- Entries shown -
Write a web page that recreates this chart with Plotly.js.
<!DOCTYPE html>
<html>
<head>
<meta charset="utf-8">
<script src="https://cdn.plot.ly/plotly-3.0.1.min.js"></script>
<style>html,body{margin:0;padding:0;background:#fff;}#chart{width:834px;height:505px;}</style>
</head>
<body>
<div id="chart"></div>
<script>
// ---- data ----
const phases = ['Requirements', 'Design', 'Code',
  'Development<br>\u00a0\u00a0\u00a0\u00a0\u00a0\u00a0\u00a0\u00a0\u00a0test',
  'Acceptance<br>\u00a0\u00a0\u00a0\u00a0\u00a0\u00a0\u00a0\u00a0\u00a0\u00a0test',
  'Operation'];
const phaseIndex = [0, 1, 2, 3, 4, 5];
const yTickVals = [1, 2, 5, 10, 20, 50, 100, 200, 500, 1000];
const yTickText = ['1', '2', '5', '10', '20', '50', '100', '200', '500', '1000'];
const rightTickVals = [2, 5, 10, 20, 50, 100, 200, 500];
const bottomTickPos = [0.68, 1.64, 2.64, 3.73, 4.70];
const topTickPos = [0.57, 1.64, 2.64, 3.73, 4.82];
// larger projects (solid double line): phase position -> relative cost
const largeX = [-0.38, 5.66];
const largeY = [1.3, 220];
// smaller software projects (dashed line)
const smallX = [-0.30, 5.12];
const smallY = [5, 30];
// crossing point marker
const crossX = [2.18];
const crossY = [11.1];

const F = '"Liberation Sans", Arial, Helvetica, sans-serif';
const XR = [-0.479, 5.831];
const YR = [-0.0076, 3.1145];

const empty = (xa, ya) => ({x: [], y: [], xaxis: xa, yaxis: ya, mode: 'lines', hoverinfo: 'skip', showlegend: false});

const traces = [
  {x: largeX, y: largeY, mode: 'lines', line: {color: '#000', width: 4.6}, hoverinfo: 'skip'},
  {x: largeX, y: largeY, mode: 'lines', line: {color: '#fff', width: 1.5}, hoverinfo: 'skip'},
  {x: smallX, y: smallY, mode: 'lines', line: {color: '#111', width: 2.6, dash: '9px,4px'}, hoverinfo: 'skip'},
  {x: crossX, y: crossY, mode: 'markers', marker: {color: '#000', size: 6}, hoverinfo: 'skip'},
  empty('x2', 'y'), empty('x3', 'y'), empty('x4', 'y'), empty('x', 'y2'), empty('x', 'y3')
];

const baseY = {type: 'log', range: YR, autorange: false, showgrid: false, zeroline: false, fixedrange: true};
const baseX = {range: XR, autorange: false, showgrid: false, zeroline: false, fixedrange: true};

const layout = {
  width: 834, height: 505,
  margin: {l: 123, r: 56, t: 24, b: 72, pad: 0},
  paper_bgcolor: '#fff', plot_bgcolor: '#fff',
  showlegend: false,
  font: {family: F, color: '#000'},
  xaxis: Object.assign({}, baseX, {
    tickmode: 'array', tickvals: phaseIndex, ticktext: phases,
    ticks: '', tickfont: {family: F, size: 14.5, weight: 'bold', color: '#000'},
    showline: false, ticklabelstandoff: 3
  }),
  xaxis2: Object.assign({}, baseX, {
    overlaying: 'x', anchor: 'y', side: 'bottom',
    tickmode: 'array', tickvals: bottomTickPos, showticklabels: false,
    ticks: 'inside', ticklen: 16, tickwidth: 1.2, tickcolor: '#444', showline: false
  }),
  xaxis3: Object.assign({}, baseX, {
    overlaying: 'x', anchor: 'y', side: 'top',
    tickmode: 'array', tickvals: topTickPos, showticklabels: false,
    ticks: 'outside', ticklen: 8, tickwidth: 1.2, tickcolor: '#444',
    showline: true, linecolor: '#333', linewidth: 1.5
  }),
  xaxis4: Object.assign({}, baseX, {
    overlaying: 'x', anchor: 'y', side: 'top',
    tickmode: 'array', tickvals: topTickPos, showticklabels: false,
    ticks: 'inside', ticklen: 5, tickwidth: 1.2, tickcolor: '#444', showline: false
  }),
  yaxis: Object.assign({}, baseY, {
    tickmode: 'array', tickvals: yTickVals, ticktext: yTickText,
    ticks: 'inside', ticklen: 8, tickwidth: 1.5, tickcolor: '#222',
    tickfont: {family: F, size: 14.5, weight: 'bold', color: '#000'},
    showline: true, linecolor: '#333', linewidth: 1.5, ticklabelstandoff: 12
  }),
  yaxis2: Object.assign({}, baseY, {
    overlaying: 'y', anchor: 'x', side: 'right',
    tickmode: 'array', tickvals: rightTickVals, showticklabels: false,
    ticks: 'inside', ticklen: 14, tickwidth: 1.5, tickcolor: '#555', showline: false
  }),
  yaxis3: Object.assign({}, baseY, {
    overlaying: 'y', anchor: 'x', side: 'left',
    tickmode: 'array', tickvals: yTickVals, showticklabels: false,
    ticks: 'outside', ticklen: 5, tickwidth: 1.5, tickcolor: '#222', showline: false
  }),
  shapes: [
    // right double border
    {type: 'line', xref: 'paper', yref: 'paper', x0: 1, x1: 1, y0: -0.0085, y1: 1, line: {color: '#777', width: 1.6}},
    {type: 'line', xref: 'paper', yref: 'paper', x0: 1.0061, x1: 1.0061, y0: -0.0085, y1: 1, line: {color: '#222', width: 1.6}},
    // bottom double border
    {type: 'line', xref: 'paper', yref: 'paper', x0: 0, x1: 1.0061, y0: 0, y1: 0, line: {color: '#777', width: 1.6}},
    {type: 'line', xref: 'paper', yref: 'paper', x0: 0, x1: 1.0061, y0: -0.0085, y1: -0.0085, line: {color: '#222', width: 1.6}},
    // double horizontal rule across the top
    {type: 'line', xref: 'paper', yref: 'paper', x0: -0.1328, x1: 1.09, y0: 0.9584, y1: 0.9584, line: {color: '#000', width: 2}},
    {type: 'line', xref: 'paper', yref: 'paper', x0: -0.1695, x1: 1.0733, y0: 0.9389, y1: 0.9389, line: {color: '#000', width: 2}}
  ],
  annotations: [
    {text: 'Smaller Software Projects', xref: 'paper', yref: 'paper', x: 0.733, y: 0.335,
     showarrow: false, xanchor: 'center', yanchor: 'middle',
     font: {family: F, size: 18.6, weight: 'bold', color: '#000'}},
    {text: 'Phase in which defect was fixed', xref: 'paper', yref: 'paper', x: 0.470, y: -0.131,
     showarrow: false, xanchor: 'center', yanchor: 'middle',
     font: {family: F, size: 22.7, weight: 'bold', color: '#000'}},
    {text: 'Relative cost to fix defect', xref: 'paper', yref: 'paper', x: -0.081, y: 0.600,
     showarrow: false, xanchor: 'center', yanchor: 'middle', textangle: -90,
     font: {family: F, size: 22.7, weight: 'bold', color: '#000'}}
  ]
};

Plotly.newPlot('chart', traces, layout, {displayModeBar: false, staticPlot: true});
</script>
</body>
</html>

==

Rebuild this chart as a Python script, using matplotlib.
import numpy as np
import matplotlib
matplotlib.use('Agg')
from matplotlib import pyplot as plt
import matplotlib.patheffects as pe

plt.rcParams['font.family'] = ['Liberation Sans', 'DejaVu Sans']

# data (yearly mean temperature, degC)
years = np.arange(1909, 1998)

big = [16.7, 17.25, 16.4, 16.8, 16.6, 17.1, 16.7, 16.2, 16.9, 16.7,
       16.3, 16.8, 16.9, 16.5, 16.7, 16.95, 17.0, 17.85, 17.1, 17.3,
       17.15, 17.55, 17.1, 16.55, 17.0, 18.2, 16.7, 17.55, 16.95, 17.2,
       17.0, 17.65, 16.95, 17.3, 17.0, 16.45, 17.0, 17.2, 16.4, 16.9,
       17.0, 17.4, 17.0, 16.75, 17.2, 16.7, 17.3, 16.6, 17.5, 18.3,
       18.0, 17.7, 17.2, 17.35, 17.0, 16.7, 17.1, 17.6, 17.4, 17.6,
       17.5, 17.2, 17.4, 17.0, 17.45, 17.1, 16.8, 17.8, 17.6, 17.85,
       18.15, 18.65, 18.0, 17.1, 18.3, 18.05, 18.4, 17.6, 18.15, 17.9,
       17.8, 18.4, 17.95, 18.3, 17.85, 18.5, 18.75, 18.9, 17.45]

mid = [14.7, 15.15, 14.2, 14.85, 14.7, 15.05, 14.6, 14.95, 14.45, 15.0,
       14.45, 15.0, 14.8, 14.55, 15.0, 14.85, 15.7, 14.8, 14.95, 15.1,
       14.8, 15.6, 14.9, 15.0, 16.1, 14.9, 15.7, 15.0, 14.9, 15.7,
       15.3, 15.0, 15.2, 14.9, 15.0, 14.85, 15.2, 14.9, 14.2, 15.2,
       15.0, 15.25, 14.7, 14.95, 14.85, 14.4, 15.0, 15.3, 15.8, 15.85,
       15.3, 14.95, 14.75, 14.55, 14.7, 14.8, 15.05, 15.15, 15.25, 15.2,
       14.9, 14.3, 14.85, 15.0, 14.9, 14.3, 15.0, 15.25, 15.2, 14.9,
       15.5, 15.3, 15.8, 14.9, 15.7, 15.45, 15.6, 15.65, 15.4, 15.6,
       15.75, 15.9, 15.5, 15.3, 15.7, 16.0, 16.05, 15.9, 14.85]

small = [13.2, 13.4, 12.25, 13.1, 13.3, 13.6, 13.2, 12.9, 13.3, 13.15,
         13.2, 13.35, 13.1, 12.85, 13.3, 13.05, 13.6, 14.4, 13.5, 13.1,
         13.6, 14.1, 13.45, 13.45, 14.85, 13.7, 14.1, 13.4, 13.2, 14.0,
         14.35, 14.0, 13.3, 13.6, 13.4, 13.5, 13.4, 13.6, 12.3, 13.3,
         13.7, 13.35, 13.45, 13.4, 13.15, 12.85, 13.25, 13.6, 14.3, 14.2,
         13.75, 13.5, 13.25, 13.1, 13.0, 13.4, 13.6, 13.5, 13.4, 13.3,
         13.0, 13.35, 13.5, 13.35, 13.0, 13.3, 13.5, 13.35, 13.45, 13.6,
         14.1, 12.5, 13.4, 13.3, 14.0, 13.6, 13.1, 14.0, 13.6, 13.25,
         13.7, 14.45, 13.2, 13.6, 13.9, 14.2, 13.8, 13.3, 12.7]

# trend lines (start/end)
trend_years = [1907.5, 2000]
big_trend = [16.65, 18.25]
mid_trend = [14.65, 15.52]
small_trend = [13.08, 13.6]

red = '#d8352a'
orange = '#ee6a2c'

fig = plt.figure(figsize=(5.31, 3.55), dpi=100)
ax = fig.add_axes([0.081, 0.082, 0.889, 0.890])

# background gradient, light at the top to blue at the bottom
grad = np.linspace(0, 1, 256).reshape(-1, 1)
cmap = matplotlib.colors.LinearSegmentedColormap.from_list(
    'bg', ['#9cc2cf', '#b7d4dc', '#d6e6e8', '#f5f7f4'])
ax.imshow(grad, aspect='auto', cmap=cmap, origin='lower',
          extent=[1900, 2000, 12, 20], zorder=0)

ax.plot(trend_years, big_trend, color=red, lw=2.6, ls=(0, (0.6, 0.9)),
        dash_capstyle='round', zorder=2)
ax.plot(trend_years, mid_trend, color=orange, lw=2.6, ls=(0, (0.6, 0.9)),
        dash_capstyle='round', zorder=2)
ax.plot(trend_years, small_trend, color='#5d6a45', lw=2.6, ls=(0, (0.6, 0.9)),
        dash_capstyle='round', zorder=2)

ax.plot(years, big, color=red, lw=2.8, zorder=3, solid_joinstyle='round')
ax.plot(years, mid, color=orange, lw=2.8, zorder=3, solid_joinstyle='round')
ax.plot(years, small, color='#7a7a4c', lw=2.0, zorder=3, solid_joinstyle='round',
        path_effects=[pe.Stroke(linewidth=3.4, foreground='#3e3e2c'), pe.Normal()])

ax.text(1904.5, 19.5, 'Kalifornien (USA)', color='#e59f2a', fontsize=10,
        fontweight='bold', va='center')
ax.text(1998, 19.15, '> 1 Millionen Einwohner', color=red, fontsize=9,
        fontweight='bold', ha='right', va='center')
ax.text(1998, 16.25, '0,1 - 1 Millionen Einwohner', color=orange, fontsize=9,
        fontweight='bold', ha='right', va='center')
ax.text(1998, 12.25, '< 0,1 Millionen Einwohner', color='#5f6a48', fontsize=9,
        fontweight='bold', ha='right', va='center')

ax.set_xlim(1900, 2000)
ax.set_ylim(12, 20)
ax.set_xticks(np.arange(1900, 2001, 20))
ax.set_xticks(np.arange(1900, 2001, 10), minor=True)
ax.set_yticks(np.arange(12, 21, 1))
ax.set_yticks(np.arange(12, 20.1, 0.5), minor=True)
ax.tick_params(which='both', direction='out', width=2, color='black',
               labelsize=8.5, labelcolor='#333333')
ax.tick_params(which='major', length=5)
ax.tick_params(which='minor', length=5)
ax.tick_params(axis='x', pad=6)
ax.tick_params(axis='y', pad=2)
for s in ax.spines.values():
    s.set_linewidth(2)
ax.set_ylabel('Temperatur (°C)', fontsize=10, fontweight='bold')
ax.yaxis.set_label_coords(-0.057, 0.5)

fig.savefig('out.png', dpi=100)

- Exercise -
From the line with "Rebuild this chart" through the line with "17.8, 18.4, 17.95, 18.3, 17.85, 18.5, 18.75, 18.9, 17.45]", set down every line exactly and nothing besides.

- Answer to the task -
Rebuild this chart as a Python script, using matplotlib.
import numpy as np
import matplotlib
matplotlib.use('Agg')
from matplotlib import pyplot as plt
import matplotlib.patheffects as pe

plt.rcParams['font.family'] = ['Liberation Sans', 'DejaVu Sans']

# data (yearly mean temperature, degC)
years = np.arange(1909, 1998)

big = [16.7, 17.25, 16.4, 16.8, 16.6, 17.1, 16.7, 16.2, 16.9, 16.7,
       16.3, 16.8, 16.9, 16.5, 16.7, 16.95, 17.0, 17.85, 17.1, 17.3,
       17.15, 17.55, 17.1, 16.55, 17.0, 18.2, 16.7, 17.55, 16.95, 17.2,
       17.0, 17.65, 16.95, 17.3, 17.0, 16.45, 17.0, 17.2, 16.4, 16.9,
       17.0, 17.4, 17.0, 16.75, 17.2, 16.7, 17.3, 16.6, 17.5, 18.3,
       18.0, 17.7, 17.2, 17.35, 17.0, 16.7, 17.1, 17.6, 17.4, 17.6,
       17.5, 17.2, 17.4, 17.0, 17.45, 17.1, 16.8, 17.8, 17.6, 17.85,
       18.15, 18.65, 18.0, 17.1, 18.3, 18.05, 18.4, 17.6, 18.15, 17.9,
       17.8, 18.4, 17.95, 18.3, 17.85, 18.5, 18.75, 18.9, 17.45]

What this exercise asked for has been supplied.